** START **

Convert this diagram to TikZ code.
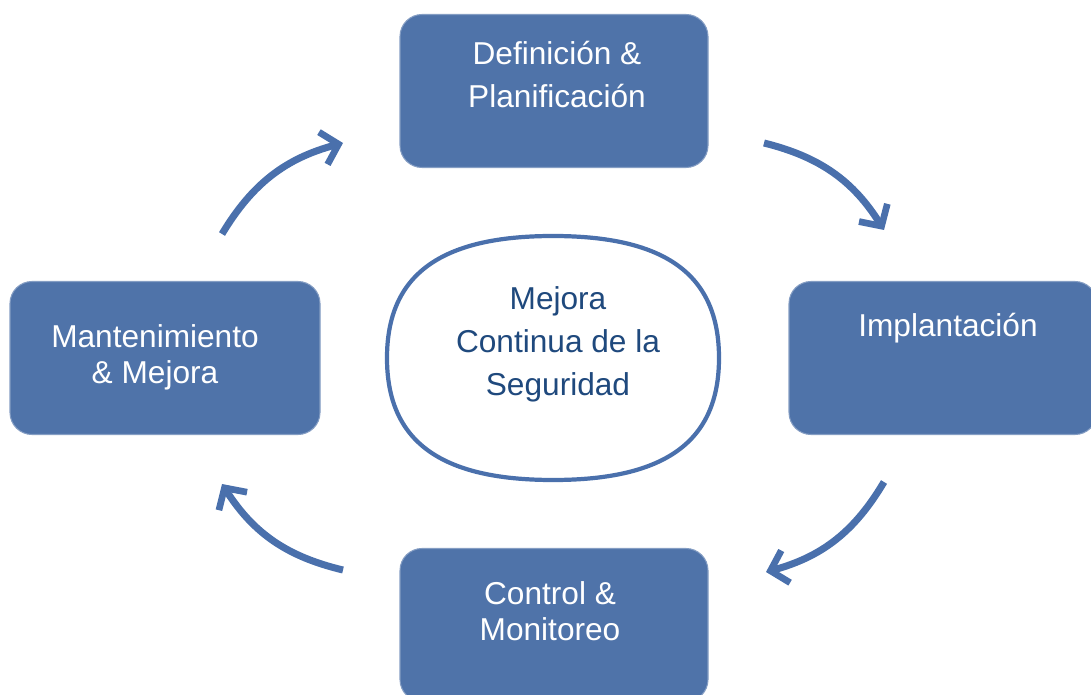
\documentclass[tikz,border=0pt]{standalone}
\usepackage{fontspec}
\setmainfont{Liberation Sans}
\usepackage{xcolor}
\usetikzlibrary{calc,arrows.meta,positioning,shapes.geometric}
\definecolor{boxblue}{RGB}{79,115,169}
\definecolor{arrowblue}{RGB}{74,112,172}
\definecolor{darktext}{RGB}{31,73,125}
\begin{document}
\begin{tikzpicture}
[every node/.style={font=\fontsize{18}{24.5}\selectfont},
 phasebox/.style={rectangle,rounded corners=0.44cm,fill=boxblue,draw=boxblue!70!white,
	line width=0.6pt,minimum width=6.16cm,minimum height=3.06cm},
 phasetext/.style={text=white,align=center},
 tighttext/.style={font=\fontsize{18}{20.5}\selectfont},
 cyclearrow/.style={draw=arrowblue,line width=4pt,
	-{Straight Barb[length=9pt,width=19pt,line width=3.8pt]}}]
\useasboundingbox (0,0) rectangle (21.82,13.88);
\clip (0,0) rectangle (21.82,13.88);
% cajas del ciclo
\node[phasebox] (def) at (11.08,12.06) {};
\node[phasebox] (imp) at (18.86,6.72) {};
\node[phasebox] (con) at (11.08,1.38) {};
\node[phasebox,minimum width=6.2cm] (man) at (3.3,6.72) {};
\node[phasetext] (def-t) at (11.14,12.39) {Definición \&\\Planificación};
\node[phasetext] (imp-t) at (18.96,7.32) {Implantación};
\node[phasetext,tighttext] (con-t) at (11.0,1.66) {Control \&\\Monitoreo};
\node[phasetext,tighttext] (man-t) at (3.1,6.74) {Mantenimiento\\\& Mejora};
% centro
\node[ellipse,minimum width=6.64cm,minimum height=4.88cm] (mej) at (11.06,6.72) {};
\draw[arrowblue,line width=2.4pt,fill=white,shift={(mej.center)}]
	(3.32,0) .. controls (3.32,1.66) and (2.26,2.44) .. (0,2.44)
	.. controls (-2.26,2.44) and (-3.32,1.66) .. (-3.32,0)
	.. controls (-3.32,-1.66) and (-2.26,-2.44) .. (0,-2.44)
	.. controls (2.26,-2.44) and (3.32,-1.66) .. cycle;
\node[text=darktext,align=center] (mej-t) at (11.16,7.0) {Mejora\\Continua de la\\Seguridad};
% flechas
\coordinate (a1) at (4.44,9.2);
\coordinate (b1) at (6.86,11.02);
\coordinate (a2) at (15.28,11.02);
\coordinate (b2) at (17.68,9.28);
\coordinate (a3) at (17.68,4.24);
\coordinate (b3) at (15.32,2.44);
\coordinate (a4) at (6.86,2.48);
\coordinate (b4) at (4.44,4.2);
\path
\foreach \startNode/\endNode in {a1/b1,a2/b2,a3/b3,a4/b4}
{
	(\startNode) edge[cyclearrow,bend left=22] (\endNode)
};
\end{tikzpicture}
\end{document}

** END **

__PROBLEM REQUIREMENTS__
Set down the complete material exactly, but do not include the images.

__ANSWER__
Convert this diagram to TikZ code.
\documentclass[tikz,border=0pt]{standalone}
\usepackage{fontspec}
\setmainfont{Liberation Sans}
\usepackage{xcolor}
\usetikzlibrary{calc,arrows.meta,positioning,shapes.geometric}
\definecolor{boxblue}{RGB}{79,115,169}
\definecolor{arrowblue}{RGB}{74,112,172}
\definecolor{darktext}{RGB}{31,73,125}
\begin{document}
\begin{tikzpicture}
[every node/.style={font=\fontsize{18}{24.5}\selectfont},
 phasebox/.style={rectangle,rounded corners=0.44cm,fill=boxblue,draw=boxblue!70!white,
	line width=0.6pt,minimum width=6.16cm,minimum height=3.06cm},
 phasetext/.style={text=white,align=center},
 tighttext/.style={font=\fontsize{18}{20.5}\selectfont},
 cyclearrow/.style={draw=arrowblue,line width=4pt,
	-{Straight Barb[length=9pt,width=19pt,line width=3.8pt]}}]
\useasboundingbox (0,0) rectangle (21.82,13.88);
\clip (0,0) rectangle (21.82,13.88);
% cajas del ciclo
\node[phasebox] (def) at (11.08,12.06) {};
\node[phasebox] (imp) at (18.86,6.72) {};
\node[phasebox] (con) at (11.08,1.38) {};
\node[phasebox,minimum width=6.2cm] (man) at (3.3,6.72) {};
\node[phasetext] (def-t) at (11.14,12.39) {Definición \&\\Planificación};
\node[phasetext] (imp-t) at (18.96,7.32) {Implantación};
\node[phasetext,tighttext] (con-t) at (11.0,1.66) {Control \&\\Monitoreo};
\node[phasetext,tighttext] (man-t) at (3.1,6.74) {Mantenimiento\\\& Mejora};
% centro
\node[ellipse,minimum width=6.64cm,minimum height=4.88cm] (mej) at (11.06,6.72) {};
\draw[arrowblue,line width=2.4pt,fill=white,shift={(mej.center)}]
	(3.32,0) .. controls (3.32,1.66) and (2.26,2.44) .. (0,2.44)
	.. controls (-2.26,2.44) and (-3.32,1.66) .. (-3.32,0)
	.. controls (-3.32,-1.66) and (-2.26,-2.44) .. (0,-2.44)
	.. controls (2.26,-2.44) and (3.32,-1.66) .. cycle;
\node[text=darktext,align=center] (mej-t) at (11.16,7.0) {Mejora\\Continua de la\\Seguridad};
% flechas
\coordinate (a1) at (4.44,9.2);
\coordinate (b1) at (6.86,11.02);
\coordinate (a2) at (15.28,11.02);
\coordinate (b2) at (17.68,9.28);
\coordinate (a3) at (17.68,4.24);
\coordinate (b3) at (15.32,2.44);
\coordinate (a4) at (6.86,2.48);
\coordinate (b4) at (4.44,4.2);
\path
\foreach \startNode/\endNode in {a1/b1,a2/b2,a3/b3,a4/b4}
{
	(\startNode) edge[cyclearrow,bend left=22] (\endNode)
};
\end{tikzpicture}
\end{document}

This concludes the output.